(FILES) Senegal Prime Minister Ousmane Sonko looks on during a meeting with Ivory Coast's Prime Minister Beugre Robert Manbe (not seen) on May 30, 2025 at the Ivorian Prime Minister's office in Abidjan. Senegalese Prime Minister Ousmane Sonko on May 22, 2026 condemned Western "tyranny" in wanting to "impose" homosexuality and rejected any attempt to stop the application of a new law toughing sentences for same-sex relations. (Photo by Issouf SANOGO / AFP)
Senegalese Prime Minister Ousmane Sonko on Friday condemned Western “tyranny” in wanting to “impose” homosexuality, and rejected any attempt to stop the application of a new law toughening sentences for same-sex relations.
LGBTQ issues have stirred controversy in Muslim-majority Senegal in recent years and gay rights advocacy is frequently denounced as a tool used by Westerners to impose foreign values.
Sonko attacks Western criticism
At the end of March, President Bassirou Diomaye Faye signed a law doubling the maximum penalty for same-sex relations.
Dozens of arrests have already been made under the legislation.
“There is a kind of tryanny.
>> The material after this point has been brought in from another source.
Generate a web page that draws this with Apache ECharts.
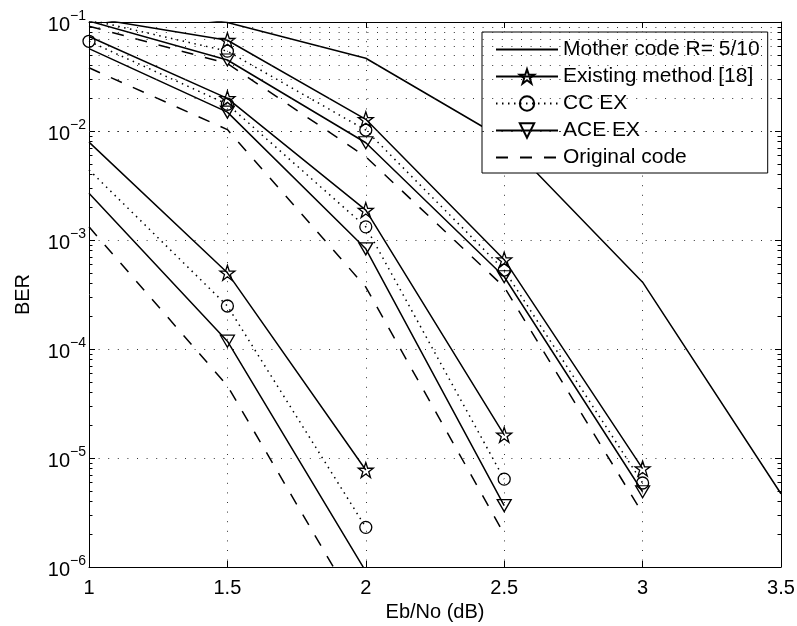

There are eight billion human beings in the world, but there is a small nucleus called the West… which, because it has resources and controls the media, wants to impose it (homosexuality) on the rest of the world,” Sonko said in an address to lawmakers in the west African country.
Sonko said that after the law was approved he had heard much criticism of Senegal in foreign countries, particuarly France.
“If they have opted for these practices, it’s their problem, but we don’t have any lessons to take from them, absolutely none,” he said.
Unlike the position of the West, which “wants to impose its diktat”, no Asian, African or Arab country criticises Senegal, the prime minister said.
He also urged the justice system to ensure the law’s “total” application.
New law increases prison sentences
The new law punishes “acts against nature”, a term used to signify same-sex relations, by five to 10 years’ imprisonment, compared with one to five years previously.
It also provides for three to seven years in prison for those found guilty of promoting or financing same-sex relationships.
Sonko rejected any kind of “moratorium” on the law’s enforcement after a call by around 30 personalities of African origin in an editorial published in French daily Liberation this month.
Before becoming Senegal’s prime minister in 2024, Sonko had promised to make same-sex relations a crime, upping the offence from its previous classification as misdemeanour.